Moacir III

Crítica de Gaspar Zimerman - Clarín

Retrato de un loco adorable
Este documental muestra a un personaje tan querible como sorprendente.

Moacir III es la culminación de la Trilogía de la libertad, y si este es el primer acercamiento que se tiene al personaje del título, el gran protagonista de esta historia, enseguida surgirá el deseo de ver las otras dos películas en las que lo retrató Tomás Lipgot: Fortalezas (2010) y Moacir (2011).

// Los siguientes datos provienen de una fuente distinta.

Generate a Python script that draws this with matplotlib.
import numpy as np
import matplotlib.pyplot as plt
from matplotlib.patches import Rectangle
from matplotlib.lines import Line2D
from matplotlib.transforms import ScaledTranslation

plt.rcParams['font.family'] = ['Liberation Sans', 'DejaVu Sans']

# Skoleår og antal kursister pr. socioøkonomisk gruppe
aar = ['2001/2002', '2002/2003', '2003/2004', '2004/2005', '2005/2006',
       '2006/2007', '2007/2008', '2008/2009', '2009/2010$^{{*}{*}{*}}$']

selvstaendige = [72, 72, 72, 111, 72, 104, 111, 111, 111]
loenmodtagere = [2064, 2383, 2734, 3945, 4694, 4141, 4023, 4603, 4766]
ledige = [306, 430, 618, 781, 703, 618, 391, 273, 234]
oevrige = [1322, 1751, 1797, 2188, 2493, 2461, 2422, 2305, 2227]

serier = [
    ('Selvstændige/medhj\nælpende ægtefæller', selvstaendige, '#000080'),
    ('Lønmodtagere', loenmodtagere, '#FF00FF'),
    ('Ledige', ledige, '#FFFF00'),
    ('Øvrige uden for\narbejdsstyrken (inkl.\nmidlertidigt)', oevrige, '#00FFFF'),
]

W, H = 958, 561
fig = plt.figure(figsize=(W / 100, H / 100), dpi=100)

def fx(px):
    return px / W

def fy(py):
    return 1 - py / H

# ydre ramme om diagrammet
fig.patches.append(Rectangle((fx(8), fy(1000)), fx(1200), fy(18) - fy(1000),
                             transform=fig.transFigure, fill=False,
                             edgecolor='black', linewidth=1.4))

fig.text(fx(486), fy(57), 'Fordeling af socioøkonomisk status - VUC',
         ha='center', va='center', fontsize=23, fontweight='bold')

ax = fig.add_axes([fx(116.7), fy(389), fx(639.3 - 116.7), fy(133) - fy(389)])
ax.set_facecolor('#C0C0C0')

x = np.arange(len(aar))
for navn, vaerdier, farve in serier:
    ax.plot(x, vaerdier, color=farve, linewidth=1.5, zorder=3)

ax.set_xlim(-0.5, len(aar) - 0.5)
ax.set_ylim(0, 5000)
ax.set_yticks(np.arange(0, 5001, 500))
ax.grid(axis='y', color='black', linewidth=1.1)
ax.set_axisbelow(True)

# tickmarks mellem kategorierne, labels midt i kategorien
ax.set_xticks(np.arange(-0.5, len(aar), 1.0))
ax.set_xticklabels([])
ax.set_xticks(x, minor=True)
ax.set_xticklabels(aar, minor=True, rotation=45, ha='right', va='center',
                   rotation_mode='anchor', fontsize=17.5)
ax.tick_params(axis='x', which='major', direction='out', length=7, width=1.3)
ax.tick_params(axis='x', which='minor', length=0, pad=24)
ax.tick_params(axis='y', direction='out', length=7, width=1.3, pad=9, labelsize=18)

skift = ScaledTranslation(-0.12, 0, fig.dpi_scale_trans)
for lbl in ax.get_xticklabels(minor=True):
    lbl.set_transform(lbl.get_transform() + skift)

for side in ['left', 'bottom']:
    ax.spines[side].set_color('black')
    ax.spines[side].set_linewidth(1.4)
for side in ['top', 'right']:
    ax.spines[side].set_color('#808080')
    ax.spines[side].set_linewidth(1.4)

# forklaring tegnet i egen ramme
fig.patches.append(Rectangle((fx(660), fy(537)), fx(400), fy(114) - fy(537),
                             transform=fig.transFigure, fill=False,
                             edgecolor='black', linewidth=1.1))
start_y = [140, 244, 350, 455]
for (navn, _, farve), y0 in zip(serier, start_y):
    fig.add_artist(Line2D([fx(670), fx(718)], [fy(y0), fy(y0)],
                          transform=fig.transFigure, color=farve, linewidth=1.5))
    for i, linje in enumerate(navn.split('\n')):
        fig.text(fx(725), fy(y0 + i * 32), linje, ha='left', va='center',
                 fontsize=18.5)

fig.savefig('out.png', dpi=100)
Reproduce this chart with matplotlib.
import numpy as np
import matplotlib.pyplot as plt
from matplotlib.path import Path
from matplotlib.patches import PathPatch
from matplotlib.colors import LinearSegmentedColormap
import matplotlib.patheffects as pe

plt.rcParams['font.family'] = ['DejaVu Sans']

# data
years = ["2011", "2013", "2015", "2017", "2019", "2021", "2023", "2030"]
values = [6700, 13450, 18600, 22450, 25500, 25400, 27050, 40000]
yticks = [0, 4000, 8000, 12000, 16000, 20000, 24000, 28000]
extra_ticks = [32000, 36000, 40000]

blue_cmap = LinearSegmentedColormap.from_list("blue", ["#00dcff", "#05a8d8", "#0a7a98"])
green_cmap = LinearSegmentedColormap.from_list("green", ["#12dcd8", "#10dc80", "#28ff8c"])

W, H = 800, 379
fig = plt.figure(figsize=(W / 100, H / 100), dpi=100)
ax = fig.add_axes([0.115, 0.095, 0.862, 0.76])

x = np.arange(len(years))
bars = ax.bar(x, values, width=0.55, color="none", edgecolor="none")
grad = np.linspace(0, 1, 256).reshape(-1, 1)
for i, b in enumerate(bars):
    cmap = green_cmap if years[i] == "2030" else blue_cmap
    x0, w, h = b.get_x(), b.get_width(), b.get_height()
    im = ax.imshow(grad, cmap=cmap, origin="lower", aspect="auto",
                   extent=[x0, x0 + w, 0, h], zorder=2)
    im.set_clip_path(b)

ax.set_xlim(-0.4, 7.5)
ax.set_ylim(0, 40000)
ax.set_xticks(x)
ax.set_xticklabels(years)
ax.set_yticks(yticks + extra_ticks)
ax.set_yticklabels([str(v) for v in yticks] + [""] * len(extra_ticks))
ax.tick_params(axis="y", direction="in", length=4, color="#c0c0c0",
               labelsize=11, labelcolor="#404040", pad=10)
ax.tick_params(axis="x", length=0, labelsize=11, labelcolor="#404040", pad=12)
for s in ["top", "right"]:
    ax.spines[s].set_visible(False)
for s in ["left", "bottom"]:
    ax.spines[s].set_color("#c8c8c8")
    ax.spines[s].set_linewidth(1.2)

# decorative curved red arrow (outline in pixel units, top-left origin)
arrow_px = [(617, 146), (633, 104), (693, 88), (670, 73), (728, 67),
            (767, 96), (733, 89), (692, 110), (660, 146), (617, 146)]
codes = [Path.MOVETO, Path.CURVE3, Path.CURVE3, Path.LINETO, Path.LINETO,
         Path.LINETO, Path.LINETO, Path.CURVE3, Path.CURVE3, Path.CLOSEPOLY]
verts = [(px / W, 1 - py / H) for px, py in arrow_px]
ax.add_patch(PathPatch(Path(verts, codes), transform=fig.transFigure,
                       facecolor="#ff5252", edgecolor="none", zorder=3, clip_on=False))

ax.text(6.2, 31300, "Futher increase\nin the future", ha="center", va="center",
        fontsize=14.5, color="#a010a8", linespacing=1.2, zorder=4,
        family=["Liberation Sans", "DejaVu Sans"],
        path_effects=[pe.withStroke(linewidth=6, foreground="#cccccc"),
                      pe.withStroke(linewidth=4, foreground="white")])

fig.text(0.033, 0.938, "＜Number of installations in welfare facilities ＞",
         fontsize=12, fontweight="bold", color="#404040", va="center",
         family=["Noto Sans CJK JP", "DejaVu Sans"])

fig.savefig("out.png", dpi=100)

Porque Moacir Dos Santos es todo un hallazgo: personaje querible, inclasificable, adictivo, dan ganas de quedarse en su mundo de fantasía y dulzura por un largo rato.

Según se nos explica, en la década del ’80 Moacir dejó su Santos natal, en Brasil, y vino a la Argentina persiguiendo el sueño de ser cantante en la tierra de su admirado Carlos Gardel, pero cayó en la mala, tuvo que lavar coches para sobrevivir y terminó internado en el Borda. En el primer capítulo de la trilogía, Lipgot lo descubrió internado, y la suya era una historia más entre las de otros seres encerrados; en el segundo, ya fuera del manicomio, le dio el protagonismo y lo mostró grabando un disco de canciones propias junto a Sergio Pángaro. Ahora se los ve a Moacir y al propio Lipgot en el proceso de escribir y filmar una película que mezcle ficción con la biografía del brasileño.

“La vida es una fantasía y nosotros tenemos que saber cómo disfrutarla”, dice Moacir, y con esta premisa va planteando las distintas escenas de su filme. La mayoría de ellas, bizarras, empalagosas, grandilocuentes o pobremente actuadas, pero la presencia de este mulato con pelucas absurdas las tiñe de una indescriptible magia. Entre una y otra, va contando fragmentos de su vida, reales o imaginarios: nunca lo sabremos.

La fascinación de verlo en acción es el motor que lleva esta extraña película dentro de otra adelante. En diferentes manos, esta criatura podría haberse prestado para la burla o la condescendencia, pero Lipgot lo trata con el tono justo, tan respetuoso como cómplice. Y, así, cumple con el deseo de ese duende de ojos transparentes: “Yo hago el ridículo, pero quiero que respeten mi arte”.